On 11 November 1965, the government of Ian Smith signed the Unilateral Declaration of Independence, proclaiming Rhodesia a sovereign state. On this date, British colonial rule in Rhodesia ended until 11 December 1979, when Zimbabwe Rhodesia reverted to British rule. The transitional authority in the territory, which began when the British governor arrived on 12 December 1979, referred to the land as ‘Southern Rhodesia’, as had been the name before 1964, until the British relinquished control with the establishment of Zimbabwe on 18 April 1980. Stamp covers from 17 April, however, a day before Zimbabwean independence, referred to the last day of Zimbabwe Rhodesia, perhaps as an act of defiance similar to that of airport officials continuing to fly the short-lived flag of Zimbabwe Rhodesia. ‘Zimbabwe Rhodesia’ also remained in the names of many of the country's institutions, and few changes to government composition took place during the transitional period.

==Politics==
Rhodesia was never officially regarded as a dominion but was the only colony to enjoy a similar level of autonomy from the United Kingdom. The era between 1964 and 1965 was defined by the Rhodesian struggle for full independence from the British Empire, the initial failure of which brought down Prime Minister Winston Field before the independence of Northern Rhodesia and Nyasaland, and which would eventually be achieved by Prime Minister Ian Smith, who succeeded him.

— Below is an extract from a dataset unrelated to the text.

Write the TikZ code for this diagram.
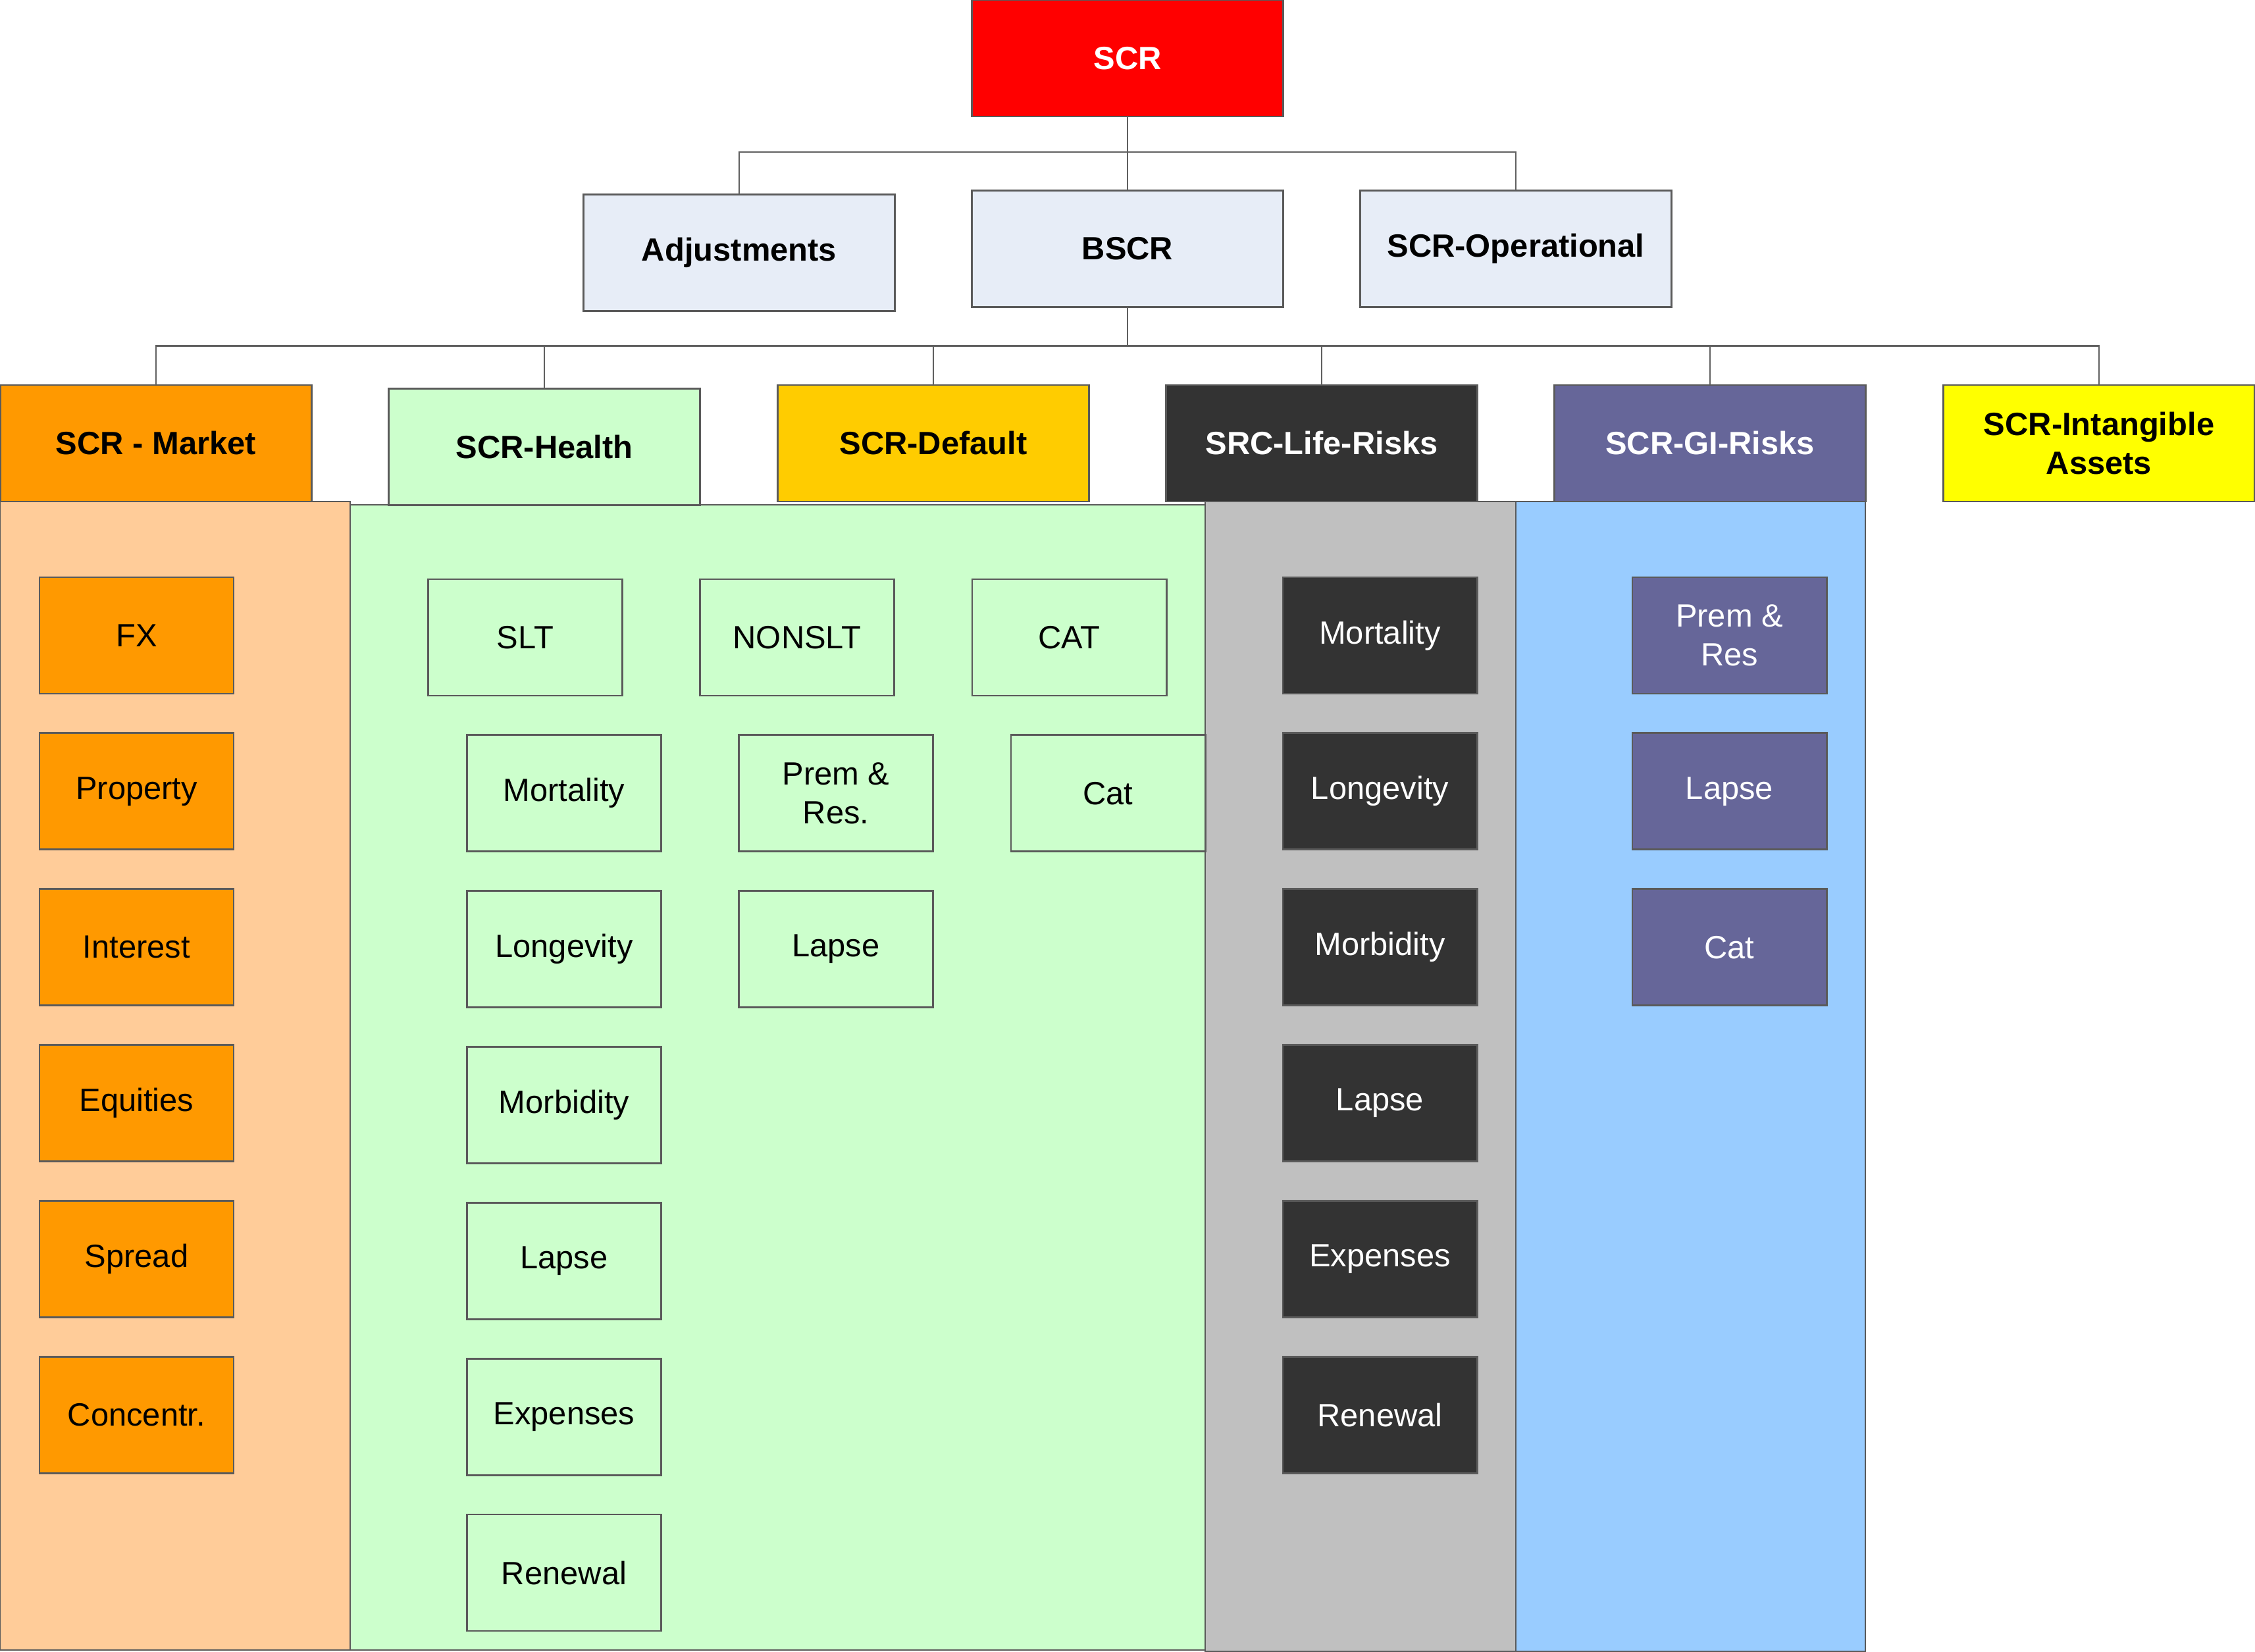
\documentclass[tikz,border=0pt]{standalone}
\usepackage{fontspec}
\setmainfont{Liberation Sans}
\usetikzlibrary{positioning}
\definecolor{scrred}{HTML}{FF0000}
\definecolor{paleblue}{HTML}{E7EDF7}
\definecolor{mktorange}{HTML}{FF9900}
\definecolor{mktpanel}{HTML}{FFCC99}
\definecolor{healthgreen}{HTML}{CCFFCC}
\definecolor{defaultgold}{HTML}{FFCC00}
\definecolor{lifedark}{HTML}{333333}
\definecolor{lifepanel}{HTML}{C0C0C0}
\definecolor{gipurple}{HTML}{666699}
\definecolor{gipanel}{HTML}{99CCFF}
\definecolor{intyellow}{HTML}{FFFF00}
\definecolor{edgegray}{HTML}{5A5A5A}
\definecolor{linkgray}{HTML}{606060}
\newcommand{\labelfont}{\fontsize{13.9}{16.8}\selectfont}

\begin{document}
\begin{tikzpicture}[
  x=0.01cm,y=-0.01cm,
  node distance=5.97mm,
  head/.style={draw=edgegray,line width=0.8pt,minimum width=4.72cm,minimum height=1.77cm,inner sep=0pt,outer sep=0pt,align=center,font=\labelfont\bfseries},
  item/.style={draw=edgegray,line width=0.8pt,minimum width=2.95cm,minimum height=1.77cm,inner sep=0pt,outer sep=0pt,align=center,font=\labelfont},
  panel/.style={draw=edgegray,line width=0.6pt},
  link/.style={draw=linkgray,line width=0.7pt}
]
\useasboundingbox (0,0) rectangle (3426,2510);
\draw[panel,fill=mktpanel] (0,762) rectangle (532,2507);
\draw[panel,fill=healthgreen] (532,767) rectangle (1831,2507);
\draw[panel,fill=lifepanel] (1831,762) rectangle (2303,2509);
\draw[panel,fill=gipanel] (2303,762) rectangle (2834,2509);
\node[head,fill=scrred,text=white] (scr) at (1713,88.5) {SCR};
\node[head,fill=paleblue] (adjust) at (1123,384) {Adjustments};
\node[head,fill=paleblue] (bscr) at (1713,378) {BSCR};
\node[head,fill=paleblue] (oper) at (2303,378) {SCR-Operational};
\node[head,fill=mktorange] (market) at (237,673.5) {SCR - Market};
\node[head,fill=healthgreen] (health) at (827,679) {SCR-Health};
\node[head,fill=defaultgold] (default) at (1418,673.5) {SCR-Default};
\node[head,fill=lifedark,text=white] (life) at (2008,673.5) {SRC-Life-Risks};
\node[head,fill=gipurple,text=white] (gi) at (2598,673.5) {SCR-GI-Risks};
\node[head,fill=intyellow] (intang) at (3189,673.5) {SCR-Intangible\\Assets};
\coordinate (topbus) at (1713,231);
\coordinate (midbus) at (1713,525.5);
\draw[link] (scr.south) -- (bscr.north);
\draw[link] (adjust.north) |- (topbus) -| (oper.north);
\draw[link] (bscr.south) -- (midbus);
\draw[link] (market.north) |- (midbus) -| (intang.north);
\draw[link] (health.north) -- (health.north |- midbus);
\draw[link] (default.north) -- (default.north |- midbus);
\draw[link] (life.north) -- (life.north |- midbus);
\draw[link] (gi.north) -- (gi.north |- midbus);
\node[item,fill=mktorange] (fx) at (207.5,965.5) {FX};
\node[item,fill=mktorange,below=of fx] (property) {Property};
\node[item,fill=mktorange,below=of property] (interest) {Interest};
\node[item,fill=mktorange,below=of interest] (equities) {Equities};
\node[item,fill=mktorange,below=of equities] (spread) {Spread};
\node[item,fill=mktorange,below=of spread] (concentr) {Concentr.};
\node[item,fill=healthgreen] (slt) at (798,968.5) {SLT};
\node[item,fill=healthgreen] (nonslt) at (1211,968.5) {NONSLT};
\node[item,fill=healthgreen] (cat) at (1624.5,968.5) {CAT};
\node[item,fill=healthgreen,below=of slt,xshift=5.9mm] (hmort) {Mortality};
\node[item,fill=healthgreen,below=of hmort] (hlong) {Longevity};
\node[item,fill=healthgreen,below=of hlong] (hmorb) {Morbidity};
\node[item,fill=healthgreen,below=of hmorb] (hlapse) {Lapse};
\node[item,fill=healthgreen,below=of hlapse] (hexp) {Expenses};
\node[item,fill=healthgreen,below=of hexp] (hrenew) {Renewal};
\node[item,fill=healthgreen,below=of nonslt,xshift=5.9mm] (hprem) {Prem \&\\Res.};
\node[item,fill=healthgreen,below=of hprem] (hnlapse) {Lapse};
\node[item,fill=healthgreen,below=of cat,xshift=5.9mm] (hcat) {Cat};
\node[item,fill=lifedark,text=white] (lmort) at (2096.5,965.5) {Mortality};
\node[item,fill=lifedark,text=white,below=of lmort] (llong) {Longevity};
\node[item,fill=lifedark,text=white,below=of llong] (lmorb) {Morbidity};
\node[item,fill=lifedark,text=white,below=of lmorb] (llapse) {Lapse};
\node[item,fill=lifedark,text=white,below=of llapse] (lexp) {Expenses};
\node[item,fill=lifedark,text=white,below=of lexp] (lrenew) {Renewal};
\node[item,fill=gipurple,text=white] (giprem) at (2627.5,965.5) {Prem \&\\Res};
\node[item,fill=gipurple,text=white,below=of giprem] (gilapse) {Lapse};
\node[item,fill=gipurple,text=white,below=of gilapse] (gicat) {Cat};
\end{tikzpicture}
\end{document}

A referendum was held in 1964 on the independence issue. More than 90% of the votes were cast in favour of independence for Rhodesia. To gauge the views of the Rhodesian tribal communities, in whose culture political authority was predominantly vested in chiefs, Smith called an indaba which resulted in unanimous support for independence amongst Rhodesian tribal chiefs.

Rhodesia held a general election in 1965, the only to take place between the 'Southern Rhodesia' and 'UDI' eras. The Rhodesian Front, which campaigned for independence in the 1964 referendum, won all 50 constituency seats, granting it a supermajority in the Legislative Assembly of Rhodesia.